Once you know it is time to replace your windows, learning the benefits a quality replacement window can provide will help determine what kind of replacement window your home needs. Some of the best benefits to look for are:
- Energy efficiency – One of the top places that heat escapes your home is through your windows. Finding replacement windows that are energy efficient will help to lower the amount of energy used, keeping your home the perfect temperature while also saving you money on eclectic bills.
- Look – Windows are not just for looking through. In all truth windows are seen both from inside of your home as well as from the exterior. Therefore, finding aesthetically pleasing windows will give your home a fresh interior and exterior look simultaneously.
- Durability – Your new window needs to last. After spending the money on replacement windows, you won’t want to turn around and purchase a new set of windows in two years. Look for a product that will last and protect your home.
- Warranty – No window is ever perfect, so finding one that comes with a quality warranty can save you a headache and give you peace-of-mind. You should also ensure that your contractor provides a warranty on labor and installation.
3. Window Terminology
Learning window terminology will help you determine which windows perform better and what factors are worth a little extra money. Here are some key terms to know:
- R Value – This term demonstrates a window’s energy efficiency and how well it resists heat flow. The higher the r value, the greater the energy efficiency.
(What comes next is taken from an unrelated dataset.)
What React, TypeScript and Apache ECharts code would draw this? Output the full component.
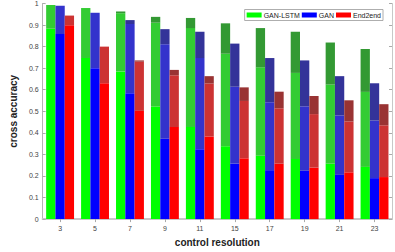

- U Factor – Rather than heat resistance, the U factor measures the amount of heat lost by a window. The lower the U factor the better the window.
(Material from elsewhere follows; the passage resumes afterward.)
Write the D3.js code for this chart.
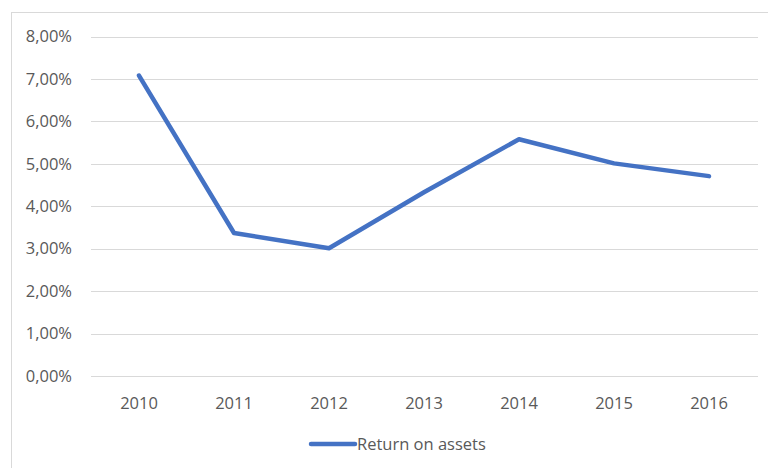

- Visible Transmittance – This term references the amount of light that passes through the windows. A higher visible transmittance means a window lets light pass through while helping to minimize damaging radiation.
- Spacer – This is the space between panes of glass in a double or triple pane window. The space is filled with a safe glass that prevents heat loss.
4. Glass Options
Choosing the right window for your home requires a knowledge of window glass. Not all glass is the same. Windows are designed with specific types of glass to provide a variety of benefits and a range of prices for home owners. While there are many forms of glass on the market, here are some of the most common forms:
Double pane windows differ from single pane in that double-pane windows have two glass panes divided by a spacer that adds insulation, preventing heat loss. A single pane merely has one sheet of glass with no added insulation.
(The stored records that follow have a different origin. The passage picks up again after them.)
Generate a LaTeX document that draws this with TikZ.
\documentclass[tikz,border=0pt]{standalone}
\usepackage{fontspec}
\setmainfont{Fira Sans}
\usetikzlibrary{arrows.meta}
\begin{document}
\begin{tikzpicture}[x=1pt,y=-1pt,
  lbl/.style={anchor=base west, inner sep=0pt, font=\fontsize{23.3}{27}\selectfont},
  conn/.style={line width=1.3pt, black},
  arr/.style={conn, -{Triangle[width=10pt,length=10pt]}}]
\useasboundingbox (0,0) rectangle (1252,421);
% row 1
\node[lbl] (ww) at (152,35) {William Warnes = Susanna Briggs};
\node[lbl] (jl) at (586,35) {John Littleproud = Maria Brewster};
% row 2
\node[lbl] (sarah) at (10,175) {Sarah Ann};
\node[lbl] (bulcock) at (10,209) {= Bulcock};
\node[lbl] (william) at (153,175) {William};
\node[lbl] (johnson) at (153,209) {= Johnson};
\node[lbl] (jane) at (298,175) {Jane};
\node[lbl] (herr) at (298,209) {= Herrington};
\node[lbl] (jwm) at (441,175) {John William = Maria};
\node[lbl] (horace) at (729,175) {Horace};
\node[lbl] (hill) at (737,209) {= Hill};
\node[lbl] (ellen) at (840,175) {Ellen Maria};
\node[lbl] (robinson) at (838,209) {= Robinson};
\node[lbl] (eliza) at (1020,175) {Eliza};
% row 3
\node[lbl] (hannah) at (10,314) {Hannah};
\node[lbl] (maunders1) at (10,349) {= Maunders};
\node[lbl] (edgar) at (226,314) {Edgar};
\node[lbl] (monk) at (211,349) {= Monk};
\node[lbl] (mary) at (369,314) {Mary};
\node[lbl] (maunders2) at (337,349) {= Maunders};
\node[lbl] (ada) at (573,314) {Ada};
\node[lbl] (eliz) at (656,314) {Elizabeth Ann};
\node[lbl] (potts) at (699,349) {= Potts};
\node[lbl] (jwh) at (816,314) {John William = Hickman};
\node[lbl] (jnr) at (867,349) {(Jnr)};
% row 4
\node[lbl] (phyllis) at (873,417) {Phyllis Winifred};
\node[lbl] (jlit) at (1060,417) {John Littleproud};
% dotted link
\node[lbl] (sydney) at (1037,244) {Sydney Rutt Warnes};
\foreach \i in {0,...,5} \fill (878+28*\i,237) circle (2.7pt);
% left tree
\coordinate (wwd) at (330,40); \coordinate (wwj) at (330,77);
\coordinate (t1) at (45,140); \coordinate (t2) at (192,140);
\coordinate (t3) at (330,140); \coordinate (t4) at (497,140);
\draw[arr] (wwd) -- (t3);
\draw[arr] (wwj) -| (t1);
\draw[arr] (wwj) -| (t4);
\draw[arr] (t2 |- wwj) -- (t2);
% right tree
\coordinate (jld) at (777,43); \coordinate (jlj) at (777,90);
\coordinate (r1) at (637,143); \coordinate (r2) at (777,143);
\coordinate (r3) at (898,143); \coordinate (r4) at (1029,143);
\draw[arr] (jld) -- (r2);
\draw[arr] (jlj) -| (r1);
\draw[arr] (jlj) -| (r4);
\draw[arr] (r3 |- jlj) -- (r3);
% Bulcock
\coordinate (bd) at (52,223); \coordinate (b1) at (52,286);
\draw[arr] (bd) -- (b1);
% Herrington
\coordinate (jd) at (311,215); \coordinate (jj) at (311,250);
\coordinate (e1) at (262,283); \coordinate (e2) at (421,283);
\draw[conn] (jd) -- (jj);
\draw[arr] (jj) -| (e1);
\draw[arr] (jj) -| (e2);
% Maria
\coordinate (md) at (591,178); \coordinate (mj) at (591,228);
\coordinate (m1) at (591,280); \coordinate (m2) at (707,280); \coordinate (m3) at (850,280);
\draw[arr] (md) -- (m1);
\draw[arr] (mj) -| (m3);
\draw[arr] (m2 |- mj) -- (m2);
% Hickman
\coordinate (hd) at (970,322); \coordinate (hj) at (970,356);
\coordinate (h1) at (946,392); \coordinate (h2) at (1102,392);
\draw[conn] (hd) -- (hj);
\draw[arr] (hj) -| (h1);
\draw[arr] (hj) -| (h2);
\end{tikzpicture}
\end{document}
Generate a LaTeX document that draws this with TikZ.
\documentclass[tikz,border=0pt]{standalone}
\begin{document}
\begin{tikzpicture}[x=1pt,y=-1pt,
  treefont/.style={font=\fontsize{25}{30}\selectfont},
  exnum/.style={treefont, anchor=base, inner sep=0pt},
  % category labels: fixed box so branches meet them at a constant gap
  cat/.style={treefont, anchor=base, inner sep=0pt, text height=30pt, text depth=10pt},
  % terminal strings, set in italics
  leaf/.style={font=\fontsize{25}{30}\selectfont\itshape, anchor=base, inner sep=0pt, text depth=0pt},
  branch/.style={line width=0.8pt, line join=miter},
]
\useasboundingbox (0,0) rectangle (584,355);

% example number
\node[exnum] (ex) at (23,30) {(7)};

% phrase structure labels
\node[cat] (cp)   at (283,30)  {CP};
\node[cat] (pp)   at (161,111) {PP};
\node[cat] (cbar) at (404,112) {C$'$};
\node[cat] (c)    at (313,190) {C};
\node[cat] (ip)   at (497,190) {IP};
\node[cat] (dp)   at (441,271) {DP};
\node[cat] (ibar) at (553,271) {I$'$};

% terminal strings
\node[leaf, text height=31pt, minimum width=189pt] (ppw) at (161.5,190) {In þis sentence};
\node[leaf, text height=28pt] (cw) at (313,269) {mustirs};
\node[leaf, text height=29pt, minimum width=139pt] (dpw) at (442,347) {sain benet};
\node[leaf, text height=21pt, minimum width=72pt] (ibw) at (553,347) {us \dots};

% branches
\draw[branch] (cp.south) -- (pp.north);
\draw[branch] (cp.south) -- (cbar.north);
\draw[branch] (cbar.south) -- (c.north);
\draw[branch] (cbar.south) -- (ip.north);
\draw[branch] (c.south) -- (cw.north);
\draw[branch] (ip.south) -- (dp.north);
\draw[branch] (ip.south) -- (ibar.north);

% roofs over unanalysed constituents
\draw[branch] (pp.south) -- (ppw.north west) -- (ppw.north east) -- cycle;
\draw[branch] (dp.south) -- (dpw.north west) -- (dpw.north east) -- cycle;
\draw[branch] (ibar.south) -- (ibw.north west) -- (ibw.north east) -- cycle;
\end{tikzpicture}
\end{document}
Low-Emissivity Glass (Low-E) was designed to minimize the amount of radiation and ultraviolet light entering a home. While it can never fully keep out these elements, it does reflect a higher amount of these harmful elements.
Tempered Glass is actually toughened glass. Both thermal and chemical treatments create a form of safety glass. If this form of glass ever breaks, it will crumble into chunks rather than smash into sharp, jagged debris.
5. Frame Options
The market is filled with a plethora of frame options. Each frame has its own aesthetics and benefits. Keeping each of these in mind will help match a window with what your home needs.
Vinyl frames are extremely resistant to the elements. Vinyl can be designed to mimic wood framing, but remains water resistant and low maintenance.
Wood frames are typically more susceptible to the elements, but can last for years with proper sealing and attention. It is also hard to match the natural beauty of true wood frames.
Fiberglass frames typically contain air cavities that can be filled with insulation to help with energy efficiency. Fiberglass is extremely durable and aesthetically pleasing.
Aluminum frames do not insulate well. They require extra insulation between the frame and the glass. They are, however, extremely durable and virtually maintenance free.